A workshop is arranged with the goal of solving a particular problem. Let’s say the problem is that the pages in a section of a website have become messy and need to be reorganised to improve the usability for visitors. The workshop uses a card sorting exercise to rearrange the existing pages and create a new structure. Everyone in the workshop accepts it and agrees the next steps.

Then… a few days after the workshop, some worries start to creep in. Things like, what if the changes affect our page search rankings, what if the changes make it harder for my customers to do what I want them to do, what if my manager doesn’t like the changes I agreed to.

That’s workshop remorse.

So then the emails start, emails that communicate those doubts and create little speed bumps. Shared among the group those worries multiply, and quickly people start to think of reasons why not to do what was they agreed at the workshop. The speed bumps grow into road blocks and everyone agrees that it would be better to wait some for seemingly connected thing to happen before we go back to solving this problem.

That’s the impact of workshop remorse.

How can we tackle it?

Every workshop should be about creating a space that has psychological safety for those involved. They should feel safe to say things they wouldn’t normally allow themselves to.

Maybe a part of a workshop should be spent talking about fears, concerns, barriers, internal agendas and organisational politics to bring this remorse to the forefront before it happens. Talk about it and tackle it.

Let’s see if by making the organisational politics visible we can challenge it. There’s no blame, we are all victims of our organisational culture and all implicit in creating it, so let’s be open about it.

Let’s see if by admitting our fears and worries we can overcome them and take control of them rather than allowing them to impact the work we want to do. It’s fine to have fears, we’re all human.

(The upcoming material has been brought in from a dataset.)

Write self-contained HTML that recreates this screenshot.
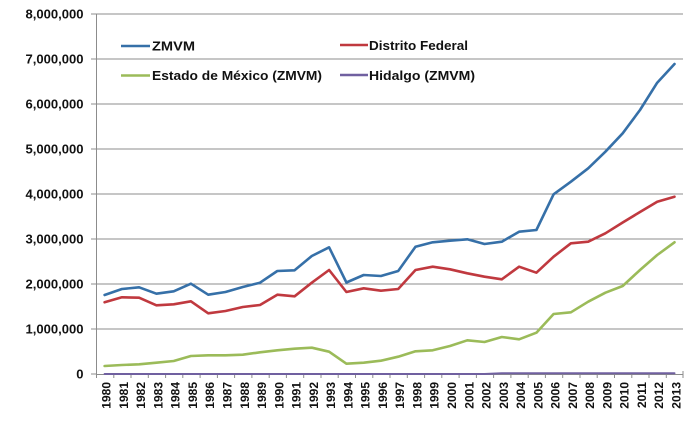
<!DOCTYPE html>
<html>
<head>
<meta charset="utf-8">
<style>
html,body{margin:0;padding:0;background:#fff;}
svg{display:block;}
text{font-family:"Liberation Sans",Arial,sans-serif;fill:#111;}
</style>
</head>
<body>
<svg width="698" height="421" viewBox="0 0 698 421" xmlns="http://www.w3.org/2000/svg">
<rect x="0" y="0" width="698" height="421" fill="#fff"/>
<!-- gridlines -->
<g stroke="#8c8c8c" stroke-width="1">
<line x1="96" y1="14" x2="683" y2="14"/>
<line x1="96" y1="59" x2="683" y2="59"/>
<line x1="96" y1="104" x2="683" y2="104"/>
<line x1="96" y1="149" x2="683" y2="149"/>
<line x1="96" y1="194" x2="683" y2="194"/>
<line x1="96" y1="239" x2="683" y2="239"/>
<line x1="96" y1="284" x2="683" y2="284"/>
<line x1="96" y1="329" x2="683" y2="329"/>
</g>
<!-- axes -->
<g stroke="#8c8c8c" stroke-width="1">
<line x1="96.5" y1="14" x2="96.5" y2="374"/>
<line x1="91" y1="14" x2="96" y2="14"/>
<line x1="91" y1="59" x2="96" y2="59"/>
<line x1="91" y1="104" x2="96" y2="104"/>
<line x1="91" y1="149" x2="96" y2="149"/>
<line x1="91" y1="194" x2="96" y2="194"/>
<line x1="91" y1="239" x2="96" y2="239"/>
<line x1="91" y1="284" x2="96" y2="284"/>
<line x1="91" y1="329" x2="96" y2="329"/>
<line x1="91" y1="374" x2="96" y2="374"/>
<line x1="96" y1="374.5" x2="683" y2="374.5"/>
</g>
<g stroke="#8c8c8c" stroke-width="1">
<line x1="96.5" y1="374" x2="96.5" y2="378"/>
<line x1="113.8" y1="374" x2="113.8" y2="378"/>
<line x1="131.0" y1="374" x2="131.0" y2="378"/>
<line x1="148.3" y1="374" x2="148.3" y2="378"/>
<line x1="165.6" y1="374" x2="165.6" y2="378"/>
<line x1="182.8" y1="374" x2="182.8" y2="378"/>
<line x1="200.1" y1="374" x2="200.1" y2="378"/>
<line x1="217.4" y1="374" x2="217.4" y2="378"/>
<line x1="234.6" y1="374" x2="234.6" y2="378"/>
<line x1="251.9" y1="374" x2="251.9" y2="378"/>
<line x1="269.2" y1="374" x2="269.2" y2="378"/>
<line x1="286.4" y1="374" x2="286.4" y2="378"/>
<line x1="303.7" y1="374" x2="303.7" y2="378"/>
<line x1="321.0" y1="374" x2="321.0" y2="378"/>
<line x1="338.2" y1="374" x2="338.2" y2="378"/>
<line x1="355.5" y1="374" x2="355.5" y2="378"/>
<line x1="372.8" y1="374" x2="372.8" y2="378"/>
<line x1="390.0" y1="374" x2="390.0" y2="378"/>
<line x1="407.3" y1="374" x2="407.3" y2="378"/>
<line x1="424.6" y1="374" x2="424.6" y2="378"/>
<line x1="441.8" y1="374" x2="441.8" y2="378"/>
<line x1="459.1" y1="374" x2="459.1" y2="378"/>
<line x1="476.4" y1="374" x2="476.4" y2="378"/>
<line x1="493.6" y1="374" x2="493.6" y2="378"/>
<line x1="510.9" y1="374" x2="510.9" y2="378"/>
<line x1="528.2" y1="374" x2="528.2" y2="378"/>
<line x1="545.4" y1="374" x2="545.4" y2="378"/>
<line x1="562.7" y1="374" x2="562.7" y2="378"/>
<line x1="580.0" y1="374" x2="580.0" y2="378"/>
<line x1="597.2" y1="374" x2="597.2" y2="378"/>
<line x1="614.5" y1="374" x2="614.5" y2="378"/>
<line x1="631.8" y1="374" x2="631.8" y2="378"/>
<line x1="649.0" y1="374" x2="649.0" y2="378"/>
<line x1="666.3" y1="374" x2="666.3" y2="378"/>
<line x1="683.0" y1="371" x2="683.0" y2="378"/>
</g>
<!-- Y labels -->
<g font-size="13" font-weight="bold" text-anchor="end">
<text x="83.5" y="18.5" textLength="58" lengthAdjust="spacingAndGlyphs">8,000,000</text>
<text x="83.5" y="63.5" textLength="58" lengthAdjust="spacingAndGlyphs">7,000,000</text>
<text x="83.5" y="108.5" textLength="58" lengthAdjust="spacingAndGlyphs">6,000,000</text>
<text x="83.5" y="153.5" textLength="58" lengthAdjust="spacingAndGlyphs">5,000,000</text>
<text x="83.5" y="198.5" textLength="58" lengthAdjust="spacingAndGlyphs">4,000,000</text>
<text x="83.5" y="243.5" textLength="58" lengthAdjust="spacingAndGlyphs">3,000,000</text>
<text x="83.5" y="288.5" textLength="58" lengthAdjust="spacingAndGlyphs">2,000,000</text>
<text x="83.5" y="333.5" textLength="58" lengthAdjust="spacingAndGlyphs">1,000,000</text>
<text x="83.5" y="378.5">0</text>
</g>
<!-- X labels -->
<g font-size="12" font-weight="bold" text-anchor="end">
<text transform="translate(110.6,382) rotate(-90)">1980</text>
<text transform="translate(127.9,382) rotate(-90)">1981</text>
<text transform="translate(145.1,382) rotate(-90)">1982</text>
<text transform="translate(162.4,382) rotate(-90)">1983</text>
<text transform="translate(179.7,382) rotate(-90)">1984</text>
<text transform="translate(196.9,382) rotate(-90)">1985</text>
<text transform="translate(214.2,382) rotate(-90)">1986</text>
<text transform="translate(231.5,382) rotate(-90)">1987</text>
<text transform="translate(248.8,382) rotate(-90)">1988</text>
<text transform="translate(266.0,382) rotate(-90)">1989</text>
<text transform="translate(283.3,382) rotate(-90)">1990</text>
<text transform="translate(300.6,382) rotate(-90)">1991</text>
<text transform="translate(317.8,382) rotate(-90)">1992</text>
<text transform="translate(335.1,382) rotate(-90)">1993</text>
<text transform="translate(352.4,382) rotate(-90)">1994</text>
<text transform="translate(369.7,382) rotate(-90)">1995</text>
<text transform="translate(386.9,382) rotate(-90)">1996</text>
<text transform="translate(404.2,382) rotate(-90)">1997</text>
<text transform="translate(421.5,382) rotate(-90)">1998</text>
<text transform="translate(438.7,382) rotate(-90)">1999</text>
<text transform="translate(456.0,382) rotate(-90)">2000</text>
<text transform="translate(473.3,382) rotate(-90)">2001</text>
<text transform="translate(490.5,382) rotate(-90)">2002</text>
<text transform="translate(507.8,382) rotate(-90)">2003</text>
<text transform="translate(525.1,382) rotate(-90)">2004</text>
<text transform="translate(542.4,382) rotate(-90)">2005</text>
<text transform="translate(559.6,382) rotate(-90)">2006</text>
<text transform="translate(576.9,382) rotate(-90)">2007</text>
<text transform="translate(594.2,382) rotate(-90)">2008</text>
<text transform="translate(611.4,382) rotate(-90)">2009</text>
<text transform="translate(628.7,382) rotate(-90)">2010</text>
<text transform="translate(646.0,382) rotate(-90)">2011</text>
<text transform="translate(663.2,382) rotate(-90)">2012</text>
<text transform="translate(680.5,382) rotate(-90)">2013</text>
</g>
<!-- series -->
<g fill="none" stroke-width="2.6" stroke-linejoin="round" stroke-linecap="round">
<polyline stroke="#7060a0" stroke-width="2" points="104.6,374 484.5,374 501.8,373.3 674.5,373.3"/>
<polyline stroke="#9bbb59" points="104.6,366 121.9,365 139.1,364.3 156.4,362.7 173.7,361 190.9,356 208.2,355.3 225.5,355.3 242.8,354.7 260.0,352.3 277.3,350.3 294.6,348.7 311.8,347.7 329.1,351.7 346.4,363.7 363.7,362.7 380.9,360.7 398.2,356.7 415.5,351.3 432.7,350.3 450.0,346 467.3,340.3 484.5,342 501.8,337 519.1,339.3 536.4,332.7 553.6,314 570.9,312.3 588.2,301.7 605.4,292.7 622.7,286 640.0,270 657.2,255 674.5,242.3"/>
<polyline stroke="#c0393f" points="104.6,302.3 121.9,297.3 139.1,297.7 156.4,305.3 173.7,304.3 190.9,301.3 208.2,313.3 225.5,311 242.8,307 260.0,305 277.3,294.7 294.6,296.3 311.8,282.7 329.1,270 346.4,292 363.7,288.3 380.9,290.7 398.2,289 415.5,270 432.7,266.7 450.0,269.3 467.3,273.3 484.5,276.7 501.8,279.3 519.1,266.7 536.4,272.7 553.6,256.7 570.9,243.3 588.2,241.7 605.4,233.3 622.7,222.5 640.0,212 657.2,201.7 674.5,196.7"/>
<polyline stroke="#3670a8" points="104.6,295 121.9,289 139.1,287.3 156.4,293.7 173.7,291.3 190.9,283.7 208.2,294.7 225.5,292 242.8,287 260.0,282.7 277.3,271 294.6,270.3 311.8,256 329.1,247.3 346.4,282.5 363.7,275 380.9,276 398.2,271 415.5,246.7 432.7,242.3 450.0,240.7 467.3,239.3 484.5,244 501.8,241.7 519.1,231.7 536.4,230 553.6,194.3 570.9,181.7 588.2,168.3 605.4,151.7 622.7,133.3 640.0,110 657.2,82.7 674.5,64"/>
</g>
<!-- legend -->
<g stroke-width="2.6">
<line x1="121" y1="46" x2="150" y2="46" stroke="#3670a8"/>
<line x1="121" y1="75.5" x2="150" y2="75.5" stroke="#9bbb59"/>
<line x1="340" y1="45" x2="368" y2="45" stroke="#c0393f"/>
<line x1="340" y1="75" x2="368" y2="75" stroke="#7060a0"/>
</g>
<g font-size="13" font-weight="bold">
<text x="152" y="50.5" textLength="43" lengthAdjust="spacingAndGlyphs">ZMVM</text>
<text x="152" y="80" textLength="170" lengthAdjust="spacingAndGlyphs">Estado de México (ZMVM)</text>
<text x="369" y="50" textLength="99" lengthAdjust="spacingAndGlyphs">Distrito Federal</text>
<text x="369" y="80" textLength="106" lengthAdjust="spacingAndGlyphs">Hidalgo (ZMVM)</text>
</g>
</svg>
</body>
</html>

Let’s see if by talking about internal agendas we can reach some shared objectives that help everyone achieve. It’s not a zero sum game. One person doesn’t have to lose in order for another to win. We can all win if we work together.

What could we do?

We could hold a ‘Confessions time’ as part of the workshop. Maybe people would feel like it’s ok to open up.

Someone who has been workshops like this before might say: “I’m concerned that we’ll do this exercise but it’ll take so long for us to make any positive changes that we’ll all lose our enthusiasm and it’ll feel like wasted effort.”

The person running the workshop might say: “My worry is that you all won’t trust in the process and will want to feel in control of what we produce rather than allowing what users want to guide us.”

One of the less confident people in the group might say: “I’m worried that my part of business will be under-represented and I won’t achieve what I’m supposed to.”

And so everyone starts to understand how everyone else is feeling.

Then we can get on with the card sorting, because actually the workshop isn’t really about organising pages on a website, it’s really about having a safe and inspiring place to work, it’s about how we can improve the organisation one step at a time, its’ about people working together to create something awesome.

Quality quantity discussions rather than iron triangles

Waterfall says Resource and Scope should be fixed and Time is the variable for delivering projects. Agile (or maybe Scrum) says Resource and Time is fixed and Scope is variable.

Nothing is fixed

Fixing resource is kind of nonsense when by ‘resource’ we mean people. People take days off, have good days and bad days, get more done on some days than others, so resource is constantly moving in both quantity and quality. In reality nothing is fixed.

Scope = quality

When we talk about Scope we’re really talking about the quality of the solution delivered. Sometimes, if the quality of solution required is too great for the fixed length of time then the quality (scope) is reduced to fit the fixed length of time.

Time = quantity

When we talk about fixing Time, such as in a two week sprint, we are really talking about the quantity of output, the amount of work that gets done.

Quality / quantity

This is why the Scope / Time discussion is really a quality / quantity discussion. If you reduce the Time available to work on a solution you have to reduce the Scope of what will be delivered. You can have it in one day and the solution will be good, or you can have it in one week and the solution will be better, or you can have it in a month and the solution will be the best. Sometimes ‘good’ is good enough, and sometimes ‘good’ is all you have time for, but by fixing Time (and so fixing quantity) you limit the ability to deliver the best solutions.

Perhaps allowing the team to decide what quality of solution needs to be delivered, and how long that solution will take to build sets them up to do great work rather than doing just what they can fit into an arbitrary length of time.

Transparency because…

…stuff gets lost in hand over.
…sharing work creates faster feedback.
…communicating openly builds trust.
…responsibility and accountability are everyone’s responsibility.
…planning is easier when done in context.
…opportunities for convergence are essential.
…generalists learn together.
…course corrections happen faster.
…team culture should be nailed to the wall.
…decision making involves everyone.
…knowledge is power, and everyone should have the power.